It's 2011 now, so can the mainstream media stop publishing/airing stories about "what the Tea Party thinks" that don't actually explain what the Tea Party thinks? Exhibit A: The
Kate Zernike story
that ran on A1 of the New York Times over the weekend. Headline: "Tea Party Activists Angry at G.O.P. Leaders." The proof: Two people. Two. First:
"Do I think that they’ve recognized what happened on Election Day? I would say decisively no," said Mark Meckler, a co-founder of Tea Party Patriots, which sent its members an alert last month urging them to call their representatives to urge them to "stop now and go home!!"
Judson Phillips, the founder of Tea Party Nation, a social-networking Web site, declared after the approval of the arms-control treaty that "the G.O.P. has caved." Mr. Phillips, too, had urged his members to inundate their lawmakers with phone calls, e-mails and faxes urging them to stop considering legislation. "Give them no rest until they are out of town," he wrote.
We've dealt with Judson Phillips in this space before. He speaks loudly and
carries a twig
. Meckler and Phillips are doing what you'd expect political activists to do, and pressure Congress to behave the way they want them to behave. But there is absolutely no evidence that their critiques of Republicans represent a larger "anger" from Tea Party activists. After the tax cut deal passed, without the support of Sarah Palin or Tea Party Patriots,
75 percent of Tea Party activists told CNN pollsters
that the deal was good enough for them. As Zernike points out, Tea Party candidates will actually be judged by the commitment they signed during the campaign.
Compare Zernike's dial-a-quote report to the
superb dispatch Amy Gardner filed
for the Washington Post over the holiday weekend. It's not a quickie story. It's a profile of Gena Bell, an Ohio activist who joined the Tea Party movement in early 2009, was absorbed into Americans for Prosperity and Republican campaigns, and discovered the dark, shallow side of libertarian activism before being offered a job by Chris Monzel, a county commissioner she helped elect.
Over dinner at CasaMagna's Argentinian steakhouse, Bell choked back tears as she thought about what would come of the Eastern Hills Community Tea Party if she stepped aside. She fretted about losing the independence she relished as a tea party volunteer - and her credibility as a soldier in this outsider's army. But she also doubted whether the movement could remain a scruffy rebel force much longer.

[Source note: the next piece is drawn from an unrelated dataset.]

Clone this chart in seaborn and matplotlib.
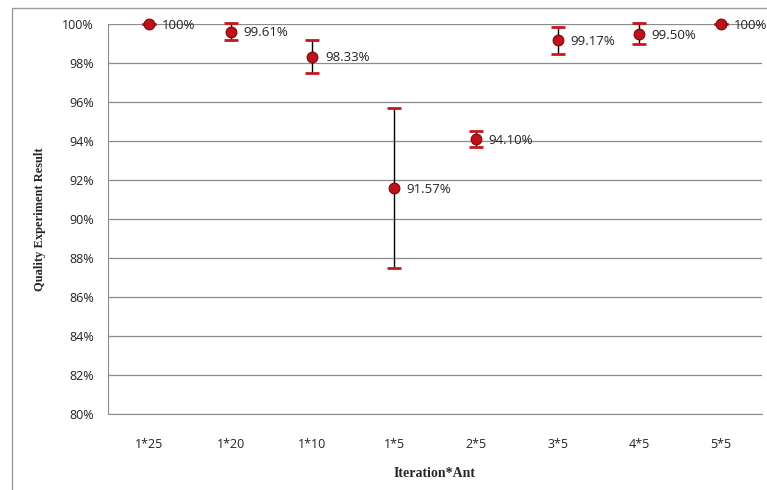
import matplotlib
matplotlib.use("Agg")
import matplotlib.pyplot as plt
import seaborn as sns
import pandas as pd
from matplotlib.patches import Rectangle
from matplotlib.ticker import FuncFormatter

categories = ["1*25", "1*20", "1*10", "1*5", "2*5", "3*5", "4*5", "5*5"]
quality = [100.0, 99.61, 98.33, 91.57, 94.10, 99.17, 99.50, 100.0]
err = [0.0, 0.45, 0.85, 4.1, 0.43, 0.7, 0.53, 0.0]
labels = ["100%", "99.61%", "98.33%", "91.57%", "94.10%", "99.17%", "99.50%", "100%"]

df = pd.DataFrame({"run": categories, "quality": quality, "err": err})

sns.set_style("white")
plt.rcParams["font.family"] = ["Open Sans", "DejaVu Sans"]

fig = plt.figure(figsize=(7.67, 4.9), dpi=100)
ax = fig.add_axes([108 / 767, 1 - 414 / 490, (762 - 108) / 767, (414 - 24) / 490])

# outer chart frame
fig.patches.append(Rectangle((12 / 767, -0.05), 1.1, 1 - 8 / 490 + 0.05, transform=fig.transFigure,
                             fill=False, edgecolor="#9a9a9a", linewidth=1.0, zorder=0))

eb = ax.errorbar(df["run"], df["quality"], yerr=df["err"], fmt="none", ecolor="black",
                 elinewidth=1.0, capsize=5, capthick=2.0, zorder=3)
for cap in eb[1]:
    cap.set_markeredgecolor("#c8161d")
    cap.set_markerfacecolor("#c8161d")
    cap.set_clip_on(False)
for col in eb[2]:
    col.set_clip_on(False)

sns.scatterplot(data=df, x="run", y="quality", ax=ax, s=60, color="#c0101a",
                edgecolor="#7a0a0a", linewidth=0.8, zorder=4, clip_on=False)

for i, (q, lab) in enumerate(zip(quality, labels)):
    ax.annotate(lab, (i, q), xytext=(9, -1), textcoords="offset points", fontsize=9.5,
                color="#222222", va="center", ha="left")

ax.set_ylim(80, 100)
ax.set_xlim(-0.5, len(categories) - 0.5)
ax.set_yticks(range(80, 101, 2))
ax.yaxis.set_major_formatter(FuncFormatter(lambda v, p: f"{int(v)}%"))
ax.grid(axis="y", color="#8c8c8c", linewidth=0.9)
ax.set_axisbelow(True)
for s in ["top", "right"]:
    ax.spines[s].set_visible(False)
for s in ["left", "bottom"]:
    ax.spines[s].set_color("#8c8c8c")
ax.tick_params(axis="both", labelsize=9, colors="#222222", length=0)
ax.tick_params(axis="x", pad=17)
ax.tick_params(axis="y", length=4, color="#8c8c8c", pad=6)

ax.set_xlabel("Iteration*Ant", fontsize=10, fontweight="bold",
              family=["Liberation Serif", "DejaVu Serif"], labelpad=12)
ax.set_ylabel("Quality Experiment Result", fontsize=9, fontweight="bold",
              family=["Liberation Serif", "DejaVu Serif"], labelpad=12)

fig.savefig("out.png", dpi=100)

There have been signs, even among the local organizations she has worked with, that the tea party is suffering growing pains. People sometimes swoop in and want to take charge. Bell doesn't do well with those top-down groups, the ones in which a clique wants to call the shots. But maybe that is where the movement is headed - with more opportunity comes more opportunists.
"I'm really struggling," Bell told Thomas. "This last year has been amazing. This whole thing, it's the first time in my entire life I've ever felt this way, like I really made a difference to do good. Am I still going to make a difference?"
Bell will know soon enough - she took the job with Monzel.
This isn't a movement of figureheads who produce good quotes. It's a movement of several million frustrated people in tough economic straits.